We do not hear very much of the Artisans' Dwellings Act now, but any towns that contemplate adopting it should profit by the experience of Birmingham, consider its full scope and meaning, and count the cost. The city of Birmingham has applied the Act in connection with its last great Improvement Scheme, and it now remains to be seen what the results, in a commercial sense, will be. The present and succeeding generation, at least, will have to pay off some heavy obligations in the next sixty or seventy years, and then the city should he immensely the richer for its enterprising policy. I say it should be, and probably it will be, but there is a fair-sized "if" to be considered.

It seems to be taken as a matter of course that Birmingham will go on developing and prospering in the future as it has in the past. And it may be fairly presumed that it will do so. This, however, must not be taken exactly as a matter of positive certainty. There are some indications that there may be a pause in the material prosperity of the city by and by—a limit to its progressiveness. If so, the enterprises of our authorities may not prove so advantageous as has been reckoned upon. Partly owing to high rates and the cost of carriage, manufacturers are removing factories outside the city, and in some cases, where they have a large foreign trade, nearer to the seaboard. If this exodus continues and increases it is easy to see that the effect will be to diminish the population, and this in time will affect the value of property. The manufactures of Birmingham are, however, so numerous and so varied there is reason for hope that any circumstances that may apparently show a standstill condition will only be temporary, and that in all general revivals of trade the city will participate.

Whatever may happen, we know the city in the middle of the next century will come in for a fine heritage of reversions, and it is fair to presume that posterity will greatly benefit by the Improvement Scheme fathered by Mr. Chamberlain. In the meantime the citizens—at least, those who bestow much thought upon such matters—shake their heads at the load of debt Birmingham bears upon its shoulders, and chafe at the high rates. It is, however, pointed out to the malcontents that they live in a healthier place than Birmingham used to be, and, further, that the city, owing to its improved character and appearance, attracts more visitors, and this increases local trade.

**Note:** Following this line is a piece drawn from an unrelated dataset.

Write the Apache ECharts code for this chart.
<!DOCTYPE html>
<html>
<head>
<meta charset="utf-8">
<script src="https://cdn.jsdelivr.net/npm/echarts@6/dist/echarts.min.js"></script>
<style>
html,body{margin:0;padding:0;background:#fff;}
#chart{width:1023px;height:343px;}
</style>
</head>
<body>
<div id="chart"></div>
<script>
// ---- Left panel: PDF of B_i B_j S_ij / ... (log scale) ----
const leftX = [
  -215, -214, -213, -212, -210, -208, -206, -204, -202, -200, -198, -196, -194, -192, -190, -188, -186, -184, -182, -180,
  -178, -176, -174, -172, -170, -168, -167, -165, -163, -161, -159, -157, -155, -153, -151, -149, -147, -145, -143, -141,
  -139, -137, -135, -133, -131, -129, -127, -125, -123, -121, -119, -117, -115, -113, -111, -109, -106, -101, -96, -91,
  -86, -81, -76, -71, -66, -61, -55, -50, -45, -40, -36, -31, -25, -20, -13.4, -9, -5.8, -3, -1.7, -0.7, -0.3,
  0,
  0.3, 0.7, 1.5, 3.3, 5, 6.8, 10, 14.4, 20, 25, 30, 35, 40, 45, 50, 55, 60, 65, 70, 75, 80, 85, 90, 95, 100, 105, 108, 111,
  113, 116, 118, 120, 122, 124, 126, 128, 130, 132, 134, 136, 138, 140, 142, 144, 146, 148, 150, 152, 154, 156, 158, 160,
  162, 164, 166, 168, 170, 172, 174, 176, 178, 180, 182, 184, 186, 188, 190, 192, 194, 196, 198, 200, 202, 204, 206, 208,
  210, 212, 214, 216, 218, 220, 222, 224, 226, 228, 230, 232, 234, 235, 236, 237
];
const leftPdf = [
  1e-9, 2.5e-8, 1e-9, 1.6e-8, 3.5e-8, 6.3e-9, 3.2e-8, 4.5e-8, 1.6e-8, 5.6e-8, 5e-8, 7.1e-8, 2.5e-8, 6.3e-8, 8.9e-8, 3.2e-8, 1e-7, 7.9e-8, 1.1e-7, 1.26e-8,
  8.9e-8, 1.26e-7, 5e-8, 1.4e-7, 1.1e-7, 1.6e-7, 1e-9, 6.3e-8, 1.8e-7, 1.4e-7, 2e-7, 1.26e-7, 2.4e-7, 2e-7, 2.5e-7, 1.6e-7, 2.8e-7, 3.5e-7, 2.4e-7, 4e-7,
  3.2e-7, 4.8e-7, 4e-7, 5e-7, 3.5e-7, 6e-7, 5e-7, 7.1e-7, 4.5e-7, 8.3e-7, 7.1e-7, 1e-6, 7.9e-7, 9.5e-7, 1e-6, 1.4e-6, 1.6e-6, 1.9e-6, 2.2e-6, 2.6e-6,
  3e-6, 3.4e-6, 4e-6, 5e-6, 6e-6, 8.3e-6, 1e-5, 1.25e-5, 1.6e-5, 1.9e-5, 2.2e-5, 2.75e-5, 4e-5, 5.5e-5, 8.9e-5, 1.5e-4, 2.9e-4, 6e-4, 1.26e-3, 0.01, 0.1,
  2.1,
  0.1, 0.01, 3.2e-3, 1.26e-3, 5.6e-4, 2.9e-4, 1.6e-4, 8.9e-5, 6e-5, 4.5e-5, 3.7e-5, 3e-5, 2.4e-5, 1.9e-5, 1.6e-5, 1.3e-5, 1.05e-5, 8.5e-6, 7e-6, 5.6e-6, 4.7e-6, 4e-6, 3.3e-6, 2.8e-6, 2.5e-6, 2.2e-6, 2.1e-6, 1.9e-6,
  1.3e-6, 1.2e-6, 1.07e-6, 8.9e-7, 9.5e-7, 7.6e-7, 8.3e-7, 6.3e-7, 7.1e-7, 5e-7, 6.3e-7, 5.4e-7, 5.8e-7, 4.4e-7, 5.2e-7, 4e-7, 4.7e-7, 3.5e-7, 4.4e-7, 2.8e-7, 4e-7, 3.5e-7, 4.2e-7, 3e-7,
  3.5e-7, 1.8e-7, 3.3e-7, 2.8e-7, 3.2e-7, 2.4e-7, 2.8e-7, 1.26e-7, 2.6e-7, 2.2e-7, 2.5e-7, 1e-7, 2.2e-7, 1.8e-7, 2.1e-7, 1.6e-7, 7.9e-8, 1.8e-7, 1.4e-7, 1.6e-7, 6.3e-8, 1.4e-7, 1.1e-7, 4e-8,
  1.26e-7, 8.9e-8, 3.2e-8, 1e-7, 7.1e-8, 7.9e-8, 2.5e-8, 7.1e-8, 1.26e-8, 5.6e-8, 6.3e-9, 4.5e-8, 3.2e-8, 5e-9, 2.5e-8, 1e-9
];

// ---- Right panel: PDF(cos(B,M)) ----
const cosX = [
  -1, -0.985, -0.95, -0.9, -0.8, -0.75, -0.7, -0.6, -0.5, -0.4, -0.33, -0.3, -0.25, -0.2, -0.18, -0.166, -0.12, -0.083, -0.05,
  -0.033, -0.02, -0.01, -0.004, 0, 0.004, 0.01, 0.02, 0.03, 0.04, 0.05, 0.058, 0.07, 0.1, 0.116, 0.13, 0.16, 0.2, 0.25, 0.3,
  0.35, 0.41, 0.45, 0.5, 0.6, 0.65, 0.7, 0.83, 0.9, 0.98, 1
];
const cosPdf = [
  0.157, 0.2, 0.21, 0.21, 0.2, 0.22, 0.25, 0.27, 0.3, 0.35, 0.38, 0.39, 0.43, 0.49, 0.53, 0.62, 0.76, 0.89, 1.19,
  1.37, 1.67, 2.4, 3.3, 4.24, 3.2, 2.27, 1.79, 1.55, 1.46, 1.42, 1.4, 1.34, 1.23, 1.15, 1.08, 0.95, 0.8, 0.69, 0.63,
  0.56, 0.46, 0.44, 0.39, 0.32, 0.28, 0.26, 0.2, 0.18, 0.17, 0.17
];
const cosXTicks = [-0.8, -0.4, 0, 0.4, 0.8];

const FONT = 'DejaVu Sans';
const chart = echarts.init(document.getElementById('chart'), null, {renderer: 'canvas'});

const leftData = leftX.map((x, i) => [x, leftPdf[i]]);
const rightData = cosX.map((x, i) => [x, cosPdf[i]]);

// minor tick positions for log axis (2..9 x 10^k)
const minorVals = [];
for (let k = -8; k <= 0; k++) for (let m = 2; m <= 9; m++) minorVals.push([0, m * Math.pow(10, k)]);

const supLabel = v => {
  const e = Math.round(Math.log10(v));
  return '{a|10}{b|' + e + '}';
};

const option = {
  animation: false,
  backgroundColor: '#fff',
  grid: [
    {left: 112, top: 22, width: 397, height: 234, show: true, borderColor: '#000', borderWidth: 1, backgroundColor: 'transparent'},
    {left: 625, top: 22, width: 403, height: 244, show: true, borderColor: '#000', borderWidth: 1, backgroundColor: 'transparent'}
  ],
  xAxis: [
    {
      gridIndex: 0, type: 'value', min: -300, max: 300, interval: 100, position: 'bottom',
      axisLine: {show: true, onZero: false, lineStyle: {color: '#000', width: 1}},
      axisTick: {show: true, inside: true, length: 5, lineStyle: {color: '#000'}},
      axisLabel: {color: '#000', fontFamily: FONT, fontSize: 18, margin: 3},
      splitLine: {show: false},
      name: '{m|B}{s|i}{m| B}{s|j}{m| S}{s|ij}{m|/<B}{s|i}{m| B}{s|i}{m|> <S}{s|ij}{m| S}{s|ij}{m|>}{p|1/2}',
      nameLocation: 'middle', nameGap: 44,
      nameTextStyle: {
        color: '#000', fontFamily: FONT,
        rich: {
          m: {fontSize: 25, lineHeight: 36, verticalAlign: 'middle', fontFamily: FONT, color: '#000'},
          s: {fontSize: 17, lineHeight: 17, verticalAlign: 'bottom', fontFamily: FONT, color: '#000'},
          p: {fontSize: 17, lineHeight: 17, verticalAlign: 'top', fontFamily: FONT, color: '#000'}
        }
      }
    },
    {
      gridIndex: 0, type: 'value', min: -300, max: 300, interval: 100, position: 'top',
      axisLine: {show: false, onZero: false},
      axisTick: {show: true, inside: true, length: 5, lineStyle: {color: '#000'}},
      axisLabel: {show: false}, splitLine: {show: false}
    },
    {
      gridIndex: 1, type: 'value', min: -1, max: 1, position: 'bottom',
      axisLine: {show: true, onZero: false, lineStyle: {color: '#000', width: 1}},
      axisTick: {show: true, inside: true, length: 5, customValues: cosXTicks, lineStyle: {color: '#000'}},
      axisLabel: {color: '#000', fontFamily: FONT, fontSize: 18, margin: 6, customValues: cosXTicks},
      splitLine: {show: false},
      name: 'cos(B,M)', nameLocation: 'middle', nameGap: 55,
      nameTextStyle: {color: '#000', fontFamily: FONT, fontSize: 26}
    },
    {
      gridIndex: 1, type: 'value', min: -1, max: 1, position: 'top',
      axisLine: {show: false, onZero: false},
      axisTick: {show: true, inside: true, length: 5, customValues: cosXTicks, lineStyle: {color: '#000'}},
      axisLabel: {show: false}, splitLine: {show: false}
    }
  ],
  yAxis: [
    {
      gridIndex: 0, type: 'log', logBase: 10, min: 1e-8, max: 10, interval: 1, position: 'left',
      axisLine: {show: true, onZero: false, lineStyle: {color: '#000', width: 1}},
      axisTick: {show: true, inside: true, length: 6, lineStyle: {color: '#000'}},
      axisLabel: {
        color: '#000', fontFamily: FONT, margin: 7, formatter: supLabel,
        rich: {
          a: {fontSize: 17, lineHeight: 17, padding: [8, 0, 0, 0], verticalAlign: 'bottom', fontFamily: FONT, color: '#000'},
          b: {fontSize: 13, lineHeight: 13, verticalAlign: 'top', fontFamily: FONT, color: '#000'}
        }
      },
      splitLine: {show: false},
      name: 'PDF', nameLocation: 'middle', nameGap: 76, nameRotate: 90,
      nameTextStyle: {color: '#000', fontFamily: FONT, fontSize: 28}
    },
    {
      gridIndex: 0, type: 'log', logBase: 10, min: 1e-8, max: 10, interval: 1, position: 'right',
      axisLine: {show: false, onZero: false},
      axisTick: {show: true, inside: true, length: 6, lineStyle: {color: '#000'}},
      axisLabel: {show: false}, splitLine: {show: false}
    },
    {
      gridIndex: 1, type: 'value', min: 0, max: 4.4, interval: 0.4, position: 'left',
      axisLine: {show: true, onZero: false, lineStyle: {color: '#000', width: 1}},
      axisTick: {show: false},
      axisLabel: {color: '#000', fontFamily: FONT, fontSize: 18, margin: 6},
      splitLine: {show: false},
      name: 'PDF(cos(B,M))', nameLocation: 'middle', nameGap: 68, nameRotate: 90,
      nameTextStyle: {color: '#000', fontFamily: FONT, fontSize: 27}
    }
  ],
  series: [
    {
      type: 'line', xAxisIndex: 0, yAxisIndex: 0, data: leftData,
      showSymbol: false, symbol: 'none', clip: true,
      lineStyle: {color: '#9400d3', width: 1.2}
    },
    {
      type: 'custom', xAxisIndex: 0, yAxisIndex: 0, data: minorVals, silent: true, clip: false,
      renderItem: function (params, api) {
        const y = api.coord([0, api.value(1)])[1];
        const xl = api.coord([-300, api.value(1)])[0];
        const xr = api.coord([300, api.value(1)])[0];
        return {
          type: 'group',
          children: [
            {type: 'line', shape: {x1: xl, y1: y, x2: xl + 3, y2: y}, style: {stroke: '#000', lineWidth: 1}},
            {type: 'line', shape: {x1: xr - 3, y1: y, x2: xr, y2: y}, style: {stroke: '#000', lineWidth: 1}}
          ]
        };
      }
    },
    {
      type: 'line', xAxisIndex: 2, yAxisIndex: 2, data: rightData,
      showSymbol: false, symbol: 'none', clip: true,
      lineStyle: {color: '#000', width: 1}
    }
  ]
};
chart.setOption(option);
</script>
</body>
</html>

Of this latter fact there can be little dispute. The new order of things has led to a new and, in some cases, better class of shops being established, and these attract a better class of customers. At one time residents in the adjoining counties looked down upon Birmingham shopkeepers, and would say rather contemptuously that they never "shopped" in this city, but went to Leamington, Cheltenham, or London to make their purchases. But we do not hear so much of this now. On the contrary, I have heard of people—even aristocratic people—who actually say that they now, for many reasons, prefer to "shop" in Birmingham rather than go to London. Of course this is not an ordinary circumstance—for Birmingham has not yet a Bond Street or Regent Street; still, exceptional though it may be, it indicates a change of feeling and shows that, in one sense at all events, Birmingham is on the rise.

The increased number of large and important shops in central Birmingham has led to the formation of trading establishments and Stores of the latest order of development. There are now large shops of the "universal provider" type, where they sell everything from blacking to port wine, and where you see silk mantles in one window and sausages in another.

Some of us rather preferred the old order of things. We liked and still like to go to shops kept by tradesmen who have been brought up to certain lines of business, and who know from actual knowledge and experience what they are buying and selling. But in these large new shops and Stores people sell you almost everything without having any special knowledge of anything. They recommend this, that, and the other, but you have often good reason to know that it is not from any experience of the commodities they offer, but only the tradesman's instinct and desire to dispose of what he wants most to sell rather than what his customers may most wish to buy.

Such is the new style of large shopkeeping, and it is not, of course, peculiar to Birmingham. It must be owned, however, that it means cheapness, and also that it has been largely developed by the new order of things brought about by the recent street improvements in the city.

IV.

ECCE MR. CHAMBERLAIN.

Having said so much of what Mr. Chamberlain has done in, and for, Birmingham, perhaps I may be permitted to say a few words, "mostly all" my own, respecting a much biographed man. Although Mr. Chamberlain is so prominently identified with Birmingham and Birmingham with him, it is well known that he is not a native of the place. He was born in London in 1836, and came to Birmingham in 1854. We took him in and he did for us. His father joined the well-known firm of Nettlefold, the wood screw makers, and in the course of time his eldest son, Joseph, succeeded him. Mr. Joseph Chamberlain soon found his feet in trade, and by his business acumen, his foresight, capacity, and shrewdness he advanced the business, which had already been highly successful, to a rare pitch of prosperity.